Frank Artus, Char Hanssen and the special place in hell reserved for ungrateful debtors


There is nothing worse than an ungrateful debtor. This is not the same as a debtor who cannot pay back. This is about debtors who, after begging and pleading for the money; when it’s time to pay back, they start chatting nonsense.

I once had an uncle who begged me for money. We’re not blood relatives but he lived on the same street as I did and was best friends with my uncle who lived with us. This man used to send me to Mummy Basira with N5 to buy amala, and would then tell me to keep the change.

Imagine bumping into him in London over two decades later! He begged and pleaded for a loan as he had fallen on hard times. I lent him the money on the agreement that he would pay back in instalments. He had just started a new job, so the payment plan was to take six months.

Six months later, I had not received the first payment. My uncle turned rude and belligerent and talked about my lack of home training. The line I will never forget “Even those we are owing millions don’t call to harass us like this!”

Hmmm…my uncle the everlasting debtor.

Frank Artus The Debtor

And so it was that the rumour mill was agog with tales of Frank Artus not being at all credit worthy. Apparently, he borrowed some money from a lady called Char Hanssen and started posting her like he worked at NIPOST.
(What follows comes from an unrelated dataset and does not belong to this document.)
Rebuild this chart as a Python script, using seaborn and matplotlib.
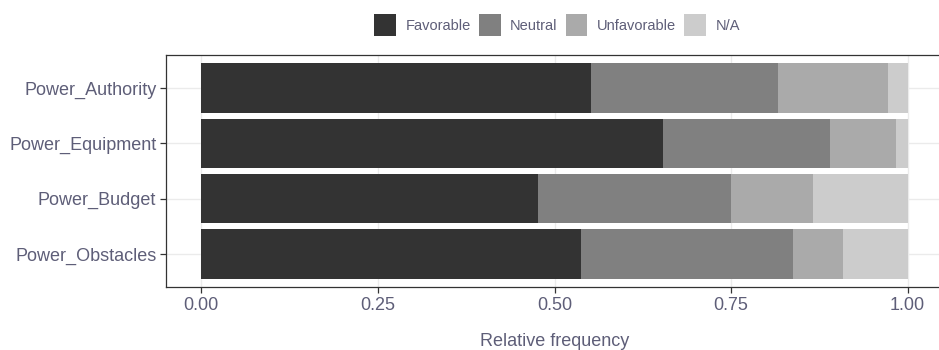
import matplotlib
matplotlib.use("Agg")
import matplotlib.pyplot as plt
import seaborn as sns
import pandas as pd
import numpy as np
from matplotlib.patches import Patch

items = ["Power_Authority", "Power_Equipment", "Power_Budget", "Power_Obstacles"]
levels = ["Favorable", "Neutral", "Unfavorable", "N/A"]
favorable = [0.552, 0.654, 0.477, 0.537]
neutral = [0.264, 0.236, 0.273, 0.301]
unfavorable = [0.156, 0.093, 0.116, 0.071]
na = [0.028, 0.017, 0.134, 0.091]
colors = ["#333333", "#808080", "#AAAAAA", "#CCCCCC"]
xticks = [0.0, 0.25, 0.5, 0.75, 1.0]
xticklabels = ["0.00", "0.25", "0.50", "0.75", "1.00"]

sns.set_theme(style="white")
plt.rcParams["font.family"] = ["Liberation Sans", "DejaVu Sans"]
txt = "#5E5E78"

df = pd.DataFrame({"item": items, "Favorable": favorable, "Neutral": neutral,
                   "Unfavorable": unfavorable, "N/A": na})
cum = df[levels].cumsum(axis=1)

fig = plt.figure(figsize=(9.39, 3.5), dpi=100)
# x: -0.05 -> 166 px, 1.0 -> ~906 px; right edge falls just past the image
ax = fig.add_axes([166 / 939, 63 / 350, 777 / 939, 232 / 350])

for lev, col in reversed(list(zip(levels, colors))):
    sns.barplot(x=cum[lev], y=df["item"], order=items, color=col, width=0.9,
                saturation=1, ax=ax, linewidth=0, zorder=3)

ax.set_xlim(-0.05, 1.05)
ax.set_ylim(3.6, -0.6)
ax.set_xticks(xticks)
ax.set_xticklabels(xticklabels)
ax.grid(True, which="major", axis="both", color="#EBEBEB", linewidth=1.0, zorder=0)
ax.set_axisbelow(True)
for s in ax.spines.values():
    s.set_visible(True)
    s.set_color("#333333")
    s.set_linewidth(0.9)
ax.tick_params(axis="both", which="major", length=4, width=0.9, color="#333333",
               labelsize=13, labelcolor=txt, pad=3, left=True, bottom=True)
ax.set_ylabel("")
ax.set_xlabel("Relative frequency", fontsize=13, color=txt, labelpad=14)

handles = [Patch(facecolor=c, edgecolor="none", label=l) for l, c in zip(levels, colors)]
fig.legend(handles=handles, loc="center", bbox_to_anchor=(557 / 939, 1 - 25 / 350),
           ncol=4, frameon=False, fontsize=10.5, labelcolor=txt,
           handlelength=1.5, handleheight=1.9, handletextpad=0.65,
           columnspacing=0.55, borderaxespad=0, borderpad=0)

fig.savefig("out.png", dpi=100)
Finally frustrated and out of options, Char Hanssen publicised a ton of voice recordings from the Nollywood actor as he gave excuse after excuse until finally resorting to insults and mud slinging.

I wasn’t mad at Frank Artus. Bleaching cream don cost and elocution lessons ain’t as cheap as they used to be. Paying back debts is probably not high on his list of things to do.

What annoyed me was the way the Great Unwashed responded to the news. The bottom of Nigeria’s barrel – some at home and others abroad – had opinions about this money cass cass as my Jamaican friends would put it. So far, I have heard:

  1. It must be that they are in a love relationship or she was hoping for one, else why would she lend him the money? If that then be the case, why is she now bringing the case to the public after the soup don sour?
  2. Her behaviour is despicable! She should have phoned him privately rather than all this noise!
  3. Haba, banks lend people money and they don’t take a slot on BBC! Her behaviour is too ridiculous!
  4. She’s done her worst! No need for him to pay again!
  5. Common €500 is why she is shouting?? Abeg!

Hmmmm….y’all need Jesus. I’ma tell it to you like this: even if his penis was inside my vagina as at the time of needing that load, the second it is agreed that it is a loan, then it is a loan. Since when did sex become collateral? Y’all need to stop.

And as for why banks don’t take out adverts on debtors, it is because they can do you one better. They can jack up your credit. Oh, and €500 might not be a lot, but it’s the whole world when you don’t have it. And when someone comes to your rescue, don’t repay them with fake fo-neh accent and stupid excuses.

We need to stop justifying and allowing nonsense. Lay the blame squarely where it stands. Frank Artus, pay your debt. Nonsense and ebelebor.